-- begin DATA EXCERPT --
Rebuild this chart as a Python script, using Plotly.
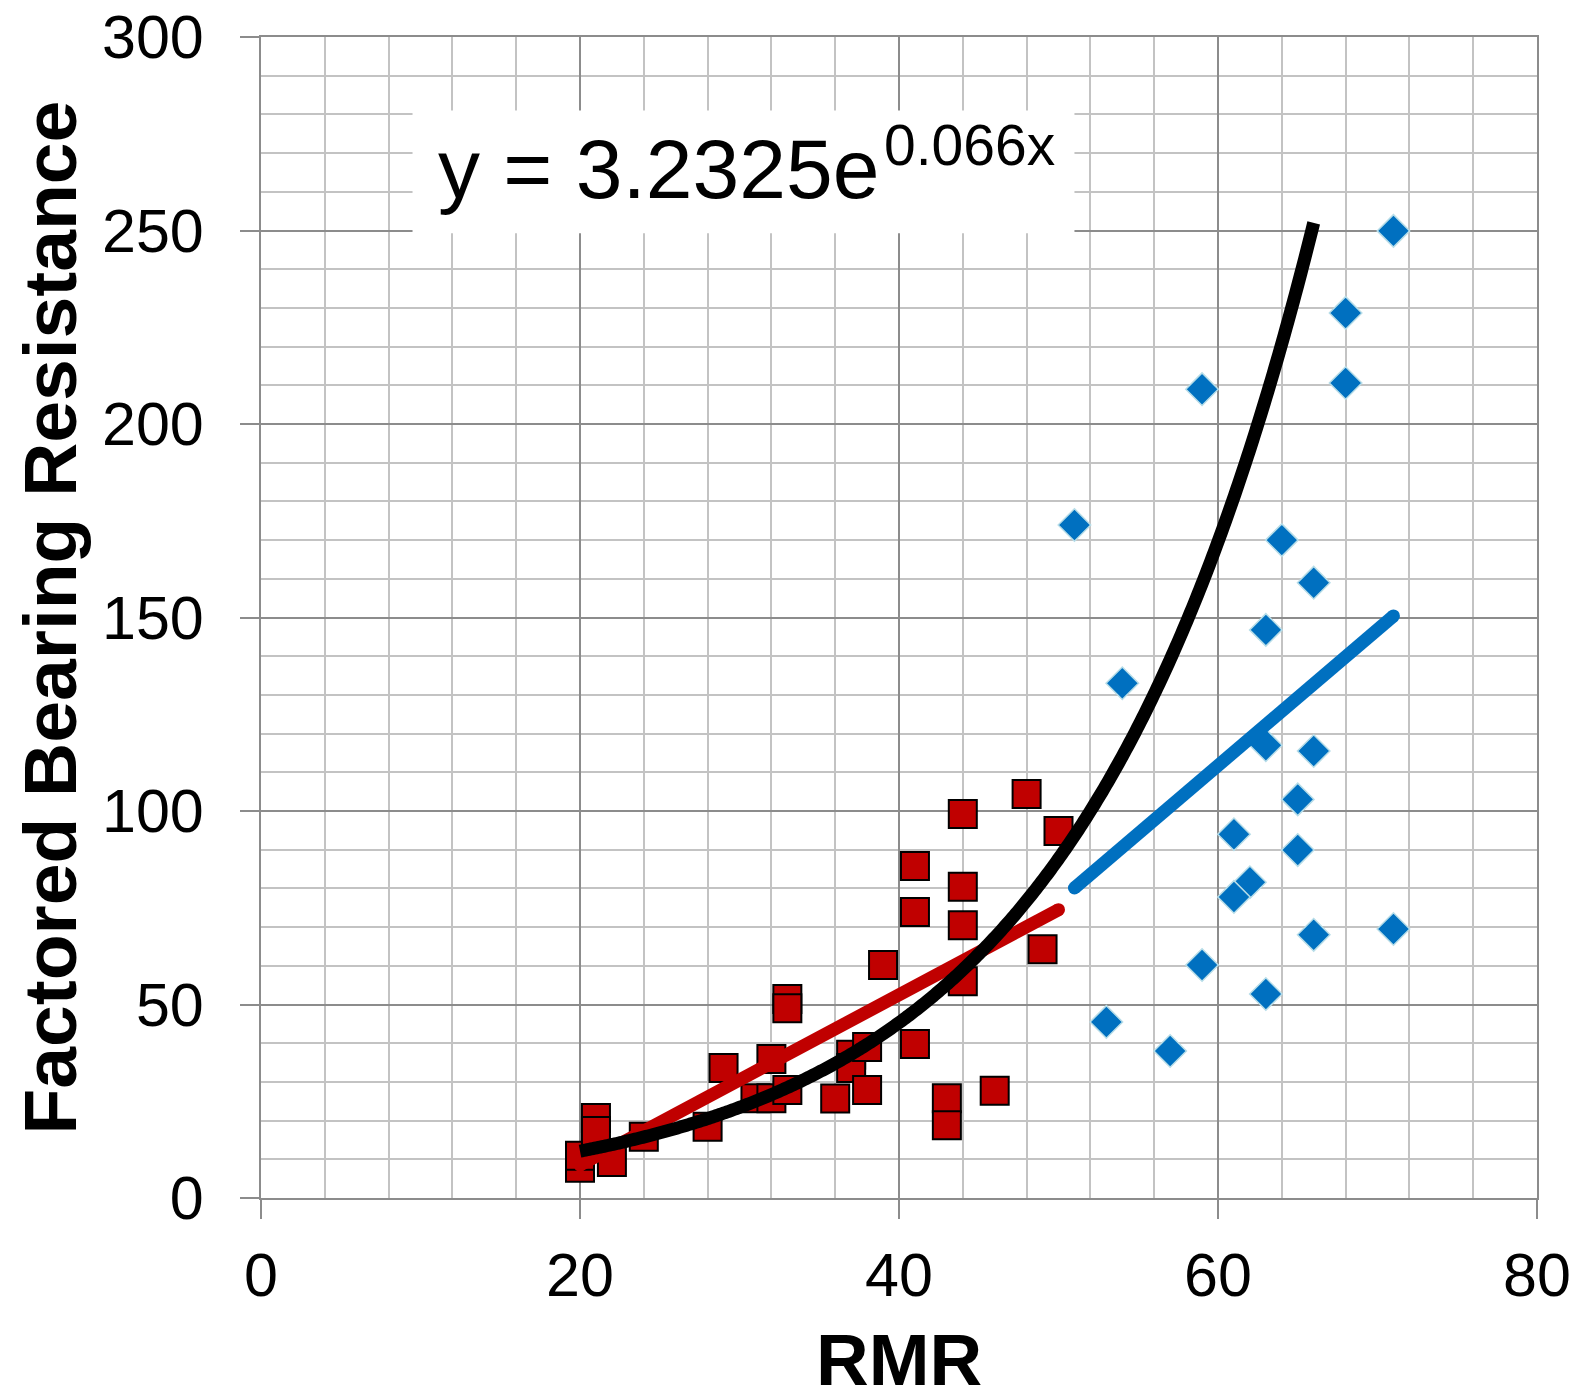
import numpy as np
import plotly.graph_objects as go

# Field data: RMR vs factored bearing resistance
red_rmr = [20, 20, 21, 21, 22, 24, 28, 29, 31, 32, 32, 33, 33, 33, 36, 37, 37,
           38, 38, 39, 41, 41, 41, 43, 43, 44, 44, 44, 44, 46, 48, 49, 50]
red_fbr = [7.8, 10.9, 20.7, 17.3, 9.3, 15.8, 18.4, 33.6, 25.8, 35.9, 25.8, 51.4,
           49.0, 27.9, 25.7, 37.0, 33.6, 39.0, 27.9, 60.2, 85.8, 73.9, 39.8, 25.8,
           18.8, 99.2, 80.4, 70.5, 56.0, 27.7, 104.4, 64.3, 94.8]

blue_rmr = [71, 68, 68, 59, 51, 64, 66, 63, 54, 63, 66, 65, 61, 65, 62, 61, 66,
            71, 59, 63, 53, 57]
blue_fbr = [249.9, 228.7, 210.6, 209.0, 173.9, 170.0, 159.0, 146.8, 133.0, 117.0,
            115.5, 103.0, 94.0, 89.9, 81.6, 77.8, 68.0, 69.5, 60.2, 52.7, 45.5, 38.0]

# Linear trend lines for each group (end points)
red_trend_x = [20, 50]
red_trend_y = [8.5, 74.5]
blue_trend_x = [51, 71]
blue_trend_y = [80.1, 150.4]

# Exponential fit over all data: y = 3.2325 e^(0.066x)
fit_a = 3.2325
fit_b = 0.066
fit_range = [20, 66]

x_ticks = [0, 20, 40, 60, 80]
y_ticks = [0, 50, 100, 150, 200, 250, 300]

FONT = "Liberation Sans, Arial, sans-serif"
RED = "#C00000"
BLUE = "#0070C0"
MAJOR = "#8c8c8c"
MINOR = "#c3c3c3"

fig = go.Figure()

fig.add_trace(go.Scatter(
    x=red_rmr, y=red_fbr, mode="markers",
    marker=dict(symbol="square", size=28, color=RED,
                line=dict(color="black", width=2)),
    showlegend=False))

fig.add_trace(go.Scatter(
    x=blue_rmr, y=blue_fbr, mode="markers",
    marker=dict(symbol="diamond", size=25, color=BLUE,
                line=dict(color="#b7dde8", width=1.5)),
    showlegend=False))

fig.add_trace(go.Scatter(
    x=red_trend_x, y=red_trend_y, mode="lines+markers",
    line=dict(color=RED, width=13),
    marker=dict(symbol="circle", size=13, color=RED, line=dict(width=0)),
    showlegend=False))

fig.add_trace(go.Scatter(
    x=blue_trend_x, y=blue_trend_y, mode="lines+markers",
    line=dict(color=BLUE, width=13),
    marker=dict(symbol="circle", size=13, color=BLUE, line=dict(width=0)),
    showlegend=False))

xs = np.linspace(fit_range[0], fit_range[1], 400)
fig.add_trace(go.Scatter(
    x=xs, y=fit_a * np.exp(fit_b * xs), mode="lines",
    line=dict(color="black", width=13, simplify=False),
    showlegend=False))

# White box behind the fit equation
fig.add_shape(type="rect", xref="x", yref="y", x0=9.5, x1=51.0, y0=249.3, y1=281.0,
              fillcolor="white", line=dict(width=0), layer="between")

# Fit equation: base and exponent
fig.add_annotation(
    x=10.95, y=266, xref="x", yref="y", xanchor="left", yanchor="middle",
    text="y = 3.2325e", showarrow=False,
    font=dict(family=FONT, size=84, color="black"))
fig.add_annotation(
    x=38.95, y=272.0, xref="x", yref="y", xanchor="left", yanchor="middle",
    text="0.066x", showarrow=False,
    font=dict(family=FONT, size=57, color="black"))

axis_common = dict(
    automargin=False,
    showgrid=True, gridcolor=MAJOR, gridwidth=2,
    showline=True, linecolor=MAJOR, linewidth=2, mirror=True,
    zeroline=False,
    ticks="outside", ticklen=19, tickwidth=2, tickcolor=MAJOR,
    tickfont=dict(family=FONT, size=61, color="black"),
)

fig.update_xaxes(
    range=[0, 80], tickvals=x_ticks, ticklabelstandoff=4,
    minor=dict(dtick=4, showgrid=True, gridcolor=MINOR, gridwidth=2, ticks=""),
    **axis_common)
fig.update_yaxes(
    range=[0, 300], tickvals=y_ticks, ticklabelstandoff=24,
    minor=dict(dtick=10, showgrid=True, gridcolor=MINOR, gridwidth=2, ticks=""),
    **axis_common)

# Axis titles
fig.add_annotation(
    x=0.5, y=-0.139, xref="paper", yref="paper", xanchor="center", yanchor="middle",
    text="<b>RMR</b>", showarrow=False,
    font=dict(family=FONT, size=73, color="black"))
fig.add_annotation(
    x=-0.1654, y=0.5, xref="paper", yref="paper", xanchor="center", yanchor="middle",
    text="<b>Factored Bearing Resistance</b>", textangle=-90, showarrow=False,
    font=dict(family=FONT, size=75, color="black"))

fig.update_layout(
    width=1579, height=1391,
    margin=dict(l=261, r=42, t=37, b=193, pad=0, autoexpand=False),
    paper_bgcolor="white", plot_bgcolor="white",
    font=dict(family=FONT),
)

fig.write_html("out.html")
-- end DATA EXCERPT --
## GIVEN REQUEST
Without the pictures, return the listing above from its first line through the line that has "import plotly.graph_objects as go".

## SOLUTION TO THE EXERCISE
Rebuild this chart as a Python script, using Plotly.
import numpy as np
import plotly.graph_objects as go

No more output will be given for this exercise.